ORDERED that one bill of costs is awarded to the respondents.

This action arises out of an option agreement between the plaintiff United Lease Management Corp. (hereinafter ULM) and the defendant Tom's Triangle, Inc. (hereinafter TTI), dated September 7, 1999, whereby TTI granted ULM an option to purchase certain real property.   Contemporaneously with the execution of the option agreement, TTI and the plaintiff First Quality Leasing of America, Inc. (hereinafter First Quality) entered into a lease pursuant to which First Quality leased a portion of the subject property.   Before the expiration of the option agreement, a preliminary injunction was issued against the subject property in an action commenced by Whitney Auto Works, Inc. (hereinafter WAW).   WAW, TTI's tenant under a lease dated September 1995, claimed it also had a right to purchase the subject property pursuant to an option in its lease.   First Quality and TTI entered into an option modification and extension agreement to extend the expiration date of their option agreement pending the expiration, vacatur, or other termination of the preliminary injunction.   The plaintiffs commenced this action when the defendants entered into a contract of sale to sell the subject property to WAW in settlement of the WAW action.

 The defendants established their prima facie entitlement to judgment as a matter of law by asserting that the plaintiffs had not validly exercised their option (see Alvarez v. Prospect Hosp., 68 N.Y.2d 320, 508 N.Y.S.2d 923, 501 N.E.2d 572).   The defendant George Jones, the president and owner of TTI, stated in his affidavit that the plaintiffs did not comply with the option agreement, as extended, having neither executed the agreed-upon contract of sale, nor tendered the down payment specified therein.   Jones also asserted that the plaintiffs failed to satisfy the condition precedent to the exercise of the option insofar as First Quality was in default under its lease.   It is well settled that one attempting to validly exercise an option to purchase real property must strictly adhere to the terms and conditions of the option agreement (see O'Rourke v.
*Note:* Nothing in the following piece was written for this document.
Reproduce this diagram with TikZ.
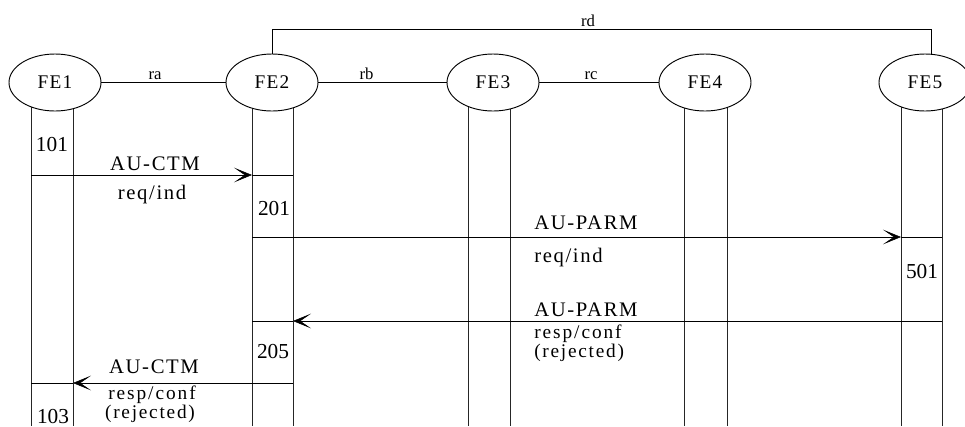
\documentclass[tikz,border=0pt]{standalone}
\usepackage{fontspec}
\setmainfont{Liberation Serif}
\newfontfamily\capsfont[LetterSpace=8]{Liberation Serif}
\newfontfamily\lowfont[LetterSpace=8]{Liberation Serif}
\newfontfamily\respfont[LetterSpace=10]{Liberation Serif}
\newfontfamily\rejfont[LetterSpace=9]{Liberation Serif}
\newfontfamily\fefont[LetterSpace=6]{Liberation Serif}
\usetikzlibrary{shapes.geometric,arrows.meta}
\tikzset{
  fe/.style={ellipse, draw, fill=white, minimum width=69pt, minimum height=42.75pt, inner sep=0pt, line width=0.7pt, font=\fefont\fontsize{14.5}{17}\selectfont},
  life/.style={line width=0.7pt, draw=black!85},
  link/.style={line width=0.7pt},
  msg/.style={line width=0.7pt, -{Stealth[length=13.5pt,width=11pt,inset=8pt,line width=0.4pt]}},
  tick/.style={line width=0.7pt},
  capl/.style={anchor=base, inner sep=0pt, font=\capsfont\fontsize{15.5}{18}\selectfont},
  lowl/.style={anchor=base, inner sep=0pt, font=\lowfont\fontsize{15.5}{18}\selectfont},
  respl/.style={anchor=base, inner sep=0pt, font=\respfont\fontsize{14.5}{17}\selectfont},
  rejl/.style={anchor=base, inner sep=0pt, font=\rejfont\fontsize{14.5}{17}\selectfont},
  numl/.style={anchor=base, inner sep=0pt, font=\fontsize{16}{19}\selectfont},
  ifl/.style={anchor=base, inner sep=0pt, font=\fontsize{12.5}{14}\selectfont}
}
\begin{document}
\begin{tikzpicture}[x=0.75pt,y=-0.75pt]
\useasboundingbox (0,0) rectangle (965,426);
% lifelines
\foreach \lx in {31,73,252,293,468,510,684,727,901,942}{
  \draw[life] (\lx,100) -- (\lx,426);
}
% entities
\node[fe] (fe1) at (55,82.5) {\raisebox{-2.6pt}{FE1}};
\node[fe] (fe2) at (272,82.5) {\raisebox{-2.6pt}{FE2}};
\node[fe] (fe3) at (493,82.5) {\raisebox{-2.6pt}{FE3}};
\node[fe] (fe4) at (705,82.5) {\raisebox{-2.6pt}{FE4}};
\node[fe] (fe5) at (925,82.5) {\raisebox{-2.6pt}{FE5}};
% relationships
\draw[link] (fe1.east) -- (fe2.west);
\draw[link] (fe2.east) -- (fe3.west);
\draw[link] (fe3.east) -- (fe4.west);
\coordinate (rdA) at (272.7,29);
\coordinate (rdB) at (931,29);
\draw[link] (fe2.north) ++(0.7,0) -- (rdA) -- (rdB) -- (931,54);
\node[ifl] (ra) at (155,79) {ra};
\node[ifl] (rb) at (366.5,79) {rb};
\node[ifl] (rc) at (591,79) {rc};
\node[ifl] (rd) at (588,26) {rd};
% message 1
\coordinate (m1a) at (31,175);
\coordinate (m1b) at (252,175);
\coordinate (m1c) at (293,175);
\draw[msg] (m1a) -- (m1b);
\draw[tick] (m1b) -- (m1c);
\node[capl] (l1a) at (155,170.5) {AU-CTM};
\node[lowl] (l1b) at (152,199) {req/ind};
% message 2
\coordinate (m2a) at (252,237);
\coordinate (m2b) at (901,237);
\coordinate (m2c) at (942,237);
\draw[msg] (m2a) -- (m2b);
\draw[tick] (m2b) -- (m2c);
\node[capl, anchor=base west] (l2a) at (534,229) {AU-PARM};
\node[lowl, anchor=base west] (l2b) at (534,262) {req/ind};
% message 3
\coordinate (m3a) at (942,321);
\coordinate (m3b) at (293,321);
\coordinate (m3c) at (252,321);
\draw[msg] (m3a) -- (m3b);
\draw[tick] (m3b) -- (m3c);
\node[capl, anchor=base west] (l3a) at (534,316) {AU-PARM};
\node[respl, anchor=base west] (l3b) at (534,338) {resp/conf};
\node[rejl, anchor=base west] (l3c) at (534,357) {(rejected)};
% message 4
\coordinate (m4a) at (293,383);
\coordinate (m4b) at (73,383);
\coordinate (m4c) at (31,383);
\draw[msg] (m4a) -- (m4b);
\draw[tick] (m4b) -- (m4c);
\node[capl] (l4a) at (154,373) {AU-CTM};
\node[respl] (l4b) at (152,399) {resp/conf};
\node[rejl] (l4c) at (150,418) {(rejected)};
% state numbers
\node[numl] (n101) at (52,151) {101};
\node[numl] (n201) at (274,215) {201};
\node[numl] (n501) at (922,278) {501};
\node[numl] (n205) at (273,358) {205};
\node[numl] (n103) at (53,423) {103};
\end{tikzpicture}
\end{document}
Carlton, 286 A.D.2d 427, 730 N.Y.S.2d 234).   In opposition, the plaintiffs failed to meet their burden of demonstrating the existence of a triable issue of fact (see Zuckerman v. City of New York, 49 N.Y.2d 557, 427 N.Y.S.2d 595, 404 N.E.2d 718).

 Similarly, the defendants established their prima facie entitlement to judgment as a matter of law with respect to the plaintiffs' second cause of action to recover damages for fraud (see Alvarez v. Prospect Hosp., supra).   The plaintiffs alleged that the defendants fraudulently induced them to enter into the option agreement and the lease because the defendants had already given WAW an option to purchase the subject property.   However, the defendants' efforts to dispute WAW's claim were evidence of their good-faith belief that WAW's option was unenforceable at the time they granted the option to the plaintiffs.   In opposition, the plaintiffs failed to raise a triable issue of fact with respect to the elements necessary to sustain a cause of action to recover damages for fraud (see Jo Ann Homes at Bellmore v. Dworetz, 25 N.Y.2d 112, 119, 302 N.Y.S.2d 799, 250 N.E.2d 214).

Accordingly, the Supreme Court properly granted the defendants' motion for summary judgment dismissing the complaint and vacating the notice of pendency.

The plaintiffs' remaining contentions are without merit.